COMMON TYPES OF SECOND MORTGAGES
Equity is a great plus when it comes to owning a home. Not only does this amount build up over time, but you can make the decision to take it out and use it for something needed. When it comes to borrowing against your home via the equity, there are two main types:
-Home Equity Loans: This method will pull the equity from your home as a one-time lump sum and you pay it back monthly with interest just like your regular mortgage. The amount of time given to pay it back ranges from 5-30 years.
-Home Equity Line of Credit (HELOC): Instead of a lump sum, the lender will approve you for a line of credit and give you a limit much like a credit card, except with lower interest rates. It is typically divided into two phases, the draw period and repayment period. The amount of time for each depends on what the set agreement is between you and the lender.
RUN SOME NUMBERS – IS IT THE RIGHT TIME?
Regardless of how you look at it, a second mortgage is collateral on your house. It has its benefits, but it also has its drawbacks. When selling your home, you have to factor in everything and decide if your profit will outweigh everything else and if it’s enough for your next home. For example, let’s say that your home appraises for $150,000, your first mortgage has $70,000 left and your second mortgage has $30,000 left. This means you would see a net profit of $50,000. If this is enough for you to take the next step in life, go for it, but if you need to get $60,000 from the sale, it may not be the best time to sell.
Make sure when calculating that you look at the “payoff amount” for the loans rather than the current balance. This will give you more accurate numbers. Enlist the help of a real estate agent to help you make this decision, and help you make an accurate calculation. They can give you great insight and make it less overwhelming.
CHECK INTO ANY PREPAYMENT PENALTIES WITH YOUR LENDER
A prepayment penalty is a fee charged to you when you pay back part or all of the loan early. Majority of mortgages don’t have this, but they do exist, so double check if your loan includes this, and then factor that amount into your calculations for your net profit..
PAY OFF BOTH MORTGAGES AT THE TIME OF THE SALE
To make the process go faster, also provide documentation of your second mortgage up front to your real estate agent or title company. Theoretically, the sale of your home should pay off both mortgages, and you get the balance left over. That second mortgage will of course, eat away at the profit, but however, as long as it pays it off, you are in the clear. Let’s say you’re in a situation that you’re unable to pay back the second mortgage at the close of the home sale. There are options available.

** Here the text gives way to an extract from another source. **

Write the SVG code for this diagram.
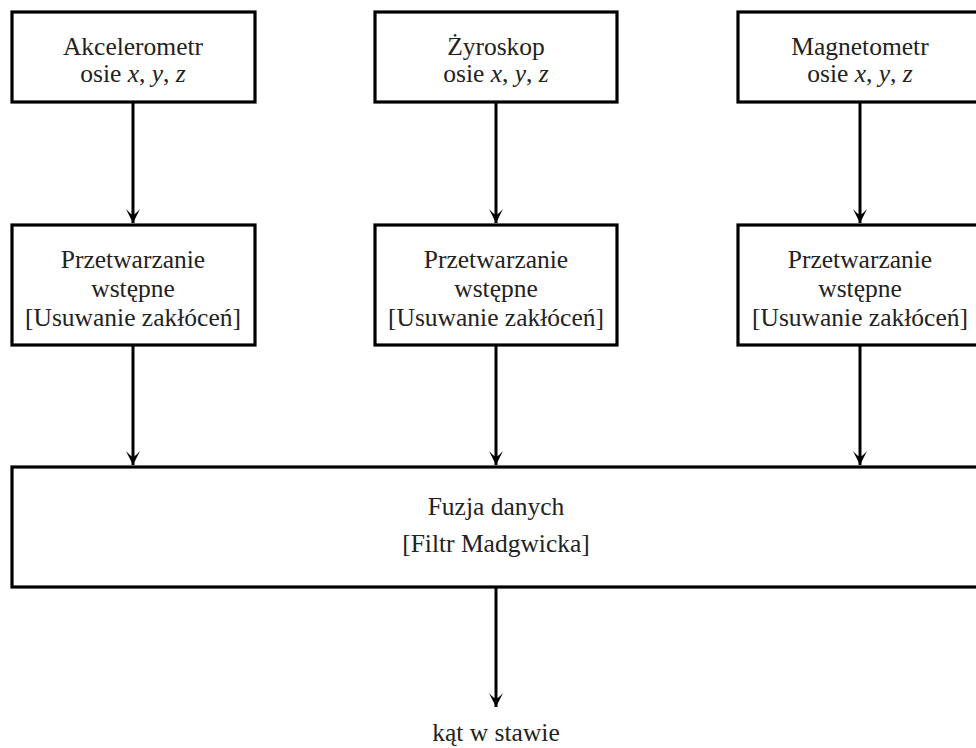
<svg xmlns="http://www.w3.org/2000/svg" width="976" height="748" viewBox="0 0 976 748">
<defs>
<style>
.box{fill:#fff;stroke:#000;stroke-width:3.2}
.t{font-family:"Liberation Serif","Times New Roman",serif;font-size:25.5px;fill:#222;text-anchor:middle}
.m{font-style:italic}
.c{stroke:#000;stroke-width:3;fill:none;marker-end:url(#ah)}
</style>
<marker id="ah" markerUnits="userSpaceOnUse" markerWidth="18" markerHeight="18" viewBox="-15 -9 18 18" refX="0" refY="0" orient="auto">
<path d="M0,0 L-14,-7 Q-8.5,-2 -8.5,0 Q-8.5,2 -14,7 Z" fill="#000"/>
</marker>
</defs>
<rect width="976" height="748" fill="#fff"/>
<g id="connectors">
<line class="c" x1="133" y1="103" x2="133" y2="223"/>
<line class="c" x1="496" y1="103" x2="496" y2="223"/>
<line class="c" x1="860" y1="103" x2="860" y2="223"/>
<line class="c" x1="133" y1="345" x2="133" y2="465"/>
<line class="c" x1="496" y1="345" x2="496" y2="465"/>
<line class="c" x1="860" y1="345" x2="860" y2="465"/>
<line class="c" x1="496" y1="587" x2="496" y2="707"/>
</g>
<g id="acc">
<rect class="box" x="12" y="12" width="243" height="90"/>
<text class="t" x="133" y="55">Akcelerometr</text>
<text class="t" x="133" y="82">osie <tspan class="m">x</tspan>, <tspan class="m">y</tspan>, <tspan class="m">z</tspan></text>
</g>
<g id="gyro">
<rect class="box" x="375" y="12" width="242" height="90"/>
<text class="t" x="496" y="55">Żyroskop</text>
<text class="t" x="496" y="82">osie <tspan class="m">x</tspan>, <tspan class="m">y</tspan>, <tspan class="m">z</tspan></text>
</g>
<g id="mag">
<rect class="box" x="738" y="12" width="244" height="90"/>
<text class="t" x="860" y="55">Magnetometr</text>
<text class="t" x="860" y="82">osie <tspan class="m">x</tspan>, <tspan class="m">y</tspan>, <tspan class="m">z</tspan></text>
</g>
<g id="pre1">
<rect class="box" x="12" y="225" width="243" height="120"/>
<text class="t" x="133" y="268">Przetwarzanie</text>
<text class="t" x="133" y="297">wstępne</text>
<text class="t" x="133" y="326">[Usuwanie zakłóceń]</text>
</g>
<g id="pre2">
<rect class="box" x="375" y="225" width="242" height="120"/>
<text class="t" x="496" y="268">Przetwarzanie</text>
<text class="t" x="496" y="297">wstępne</text>
<text class="t" x="496" y="326">[Usuwanie zakłóceń]</text>
</g>
<g id="pre3">
<rect class="box" x="738" y="225" width="244" height="120"/>
<text class="t" x="860" y="268">Przetwarzanie</text>
<text class="t" x="860" y="297">wstępne</text>
<text class="t" x="860" y="326">[Usuwanie zakłóceń]</text>
</g>
<g id="fusion">
<rect class="box" x="12" y="467" width="970" height="120"/>
<text class="t" x="496" y="515">Fuzja danych</text>
<text class="t" x="496" y="552">[Filtr Madgwicka]</text>
</g>
<g id="output">
<text class="t" x="496" y="741">kąt w stawie</text>
</g>
</svg>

REVIEW OPTIONS IF YOU CAN’T PAY BACK THE SECOND MORTGAGE DEBT
In this case, find a way to cover the cost another way, whether that’s through investments, savings, etc, or you can do a short sale. During a short sale, you provide documentation to the lender that you’re unable to pay and they agree to allow you to pay less than what you owe. This route is not ideal because it takes a hit to your credit.
So there you have it. Selling your home with a second mortgage isn’t impossible, and with the right agent, it can go smoothly!